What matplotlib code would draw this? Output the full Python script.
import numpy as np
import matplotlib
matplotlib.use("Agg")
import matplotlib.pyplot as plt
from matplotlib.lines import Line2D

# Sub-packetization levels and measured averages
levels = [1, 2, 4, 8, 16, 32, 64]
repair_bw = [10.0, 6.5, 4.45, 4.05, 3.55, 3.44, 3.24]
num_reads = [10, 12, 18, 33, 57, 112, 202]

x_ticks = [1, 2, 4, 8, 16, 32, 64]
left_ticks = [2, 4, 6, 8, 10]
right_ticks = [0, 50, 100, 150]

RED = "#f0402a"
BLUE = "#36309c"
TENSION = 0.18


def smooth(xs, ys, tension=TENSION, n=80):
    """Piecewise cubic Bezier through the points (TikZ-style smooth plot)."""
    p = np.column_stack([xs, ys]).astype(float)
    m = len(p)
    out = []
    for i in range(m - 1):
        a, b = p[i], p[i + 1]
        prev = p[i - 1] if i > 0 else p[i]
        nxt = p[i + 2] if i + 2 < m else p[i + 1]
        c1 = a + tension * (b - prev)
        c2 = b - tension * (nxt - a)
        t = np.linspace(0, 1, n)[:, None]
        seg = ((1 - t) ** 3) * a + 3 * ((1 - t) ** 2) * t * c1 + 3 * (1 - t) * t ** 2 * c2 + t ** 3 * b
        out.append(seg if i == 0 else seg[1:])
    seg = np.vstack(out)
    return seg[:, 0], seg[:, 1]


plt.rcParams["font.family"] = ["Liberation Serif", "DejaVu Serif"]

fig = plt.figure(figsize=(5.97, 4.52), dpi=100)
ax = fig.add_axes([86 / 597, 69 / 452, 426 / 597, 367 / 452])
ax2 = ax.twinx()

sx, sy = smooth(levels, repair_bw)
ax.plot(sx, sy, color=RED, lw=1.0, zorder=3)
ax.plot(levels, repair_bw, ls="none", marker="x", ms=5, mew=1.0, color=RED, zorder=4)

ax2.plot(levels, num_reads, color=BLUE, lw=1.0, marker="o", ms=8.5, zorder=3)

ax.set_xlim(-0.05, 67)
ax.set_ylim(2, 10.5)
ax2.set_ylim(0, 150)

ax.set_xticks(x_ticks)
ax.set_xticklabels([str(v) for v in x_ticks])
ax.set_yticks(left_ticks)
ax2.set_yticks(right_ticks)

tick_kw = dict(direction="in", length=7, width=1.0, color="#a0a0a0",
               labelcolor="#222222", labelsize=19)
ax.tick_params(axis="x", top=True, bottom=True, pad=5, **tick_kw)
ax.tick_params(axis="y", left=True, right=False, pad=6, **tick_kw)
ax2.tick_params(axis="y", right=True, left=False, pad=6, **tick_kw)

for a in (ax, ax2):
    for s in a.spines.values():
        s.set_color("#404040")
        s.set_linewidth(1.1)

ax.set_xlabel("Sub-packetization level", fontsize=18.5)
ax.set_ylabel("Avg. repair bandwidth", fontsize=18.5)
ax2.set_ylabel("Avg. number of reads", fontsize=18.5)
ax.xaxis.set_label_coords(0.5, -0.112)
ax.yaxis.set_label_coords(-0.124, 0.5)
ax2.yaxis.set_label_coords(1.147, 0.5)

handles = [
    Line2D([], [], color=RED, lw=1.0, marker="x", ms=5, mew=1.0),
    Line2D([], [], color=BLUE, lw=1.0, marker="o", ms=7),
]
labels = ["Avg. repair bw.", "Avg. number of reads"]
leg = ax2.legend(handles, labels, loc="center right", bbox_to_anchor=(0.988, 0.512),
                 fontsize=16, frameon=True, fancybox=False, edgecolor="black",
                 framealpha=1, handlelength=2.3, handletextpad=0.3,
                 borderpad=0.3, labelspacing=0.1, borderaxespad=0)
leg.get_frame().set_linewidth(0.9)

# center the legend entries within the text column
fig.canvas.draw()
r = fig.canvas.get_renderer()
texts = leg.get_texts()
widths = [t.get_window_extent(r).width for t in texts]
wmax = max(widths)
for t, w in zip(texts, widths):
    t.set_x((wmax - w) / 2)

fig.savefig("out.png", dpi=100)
※ ※ ※
* TASK STATEMENT:
Search the lines for the string "draw" and copy every line that has it.

* RESULT OF THE EXERCISE:
What matplotlib code would draw this? Output the full Python script.
fig.canvas.draw()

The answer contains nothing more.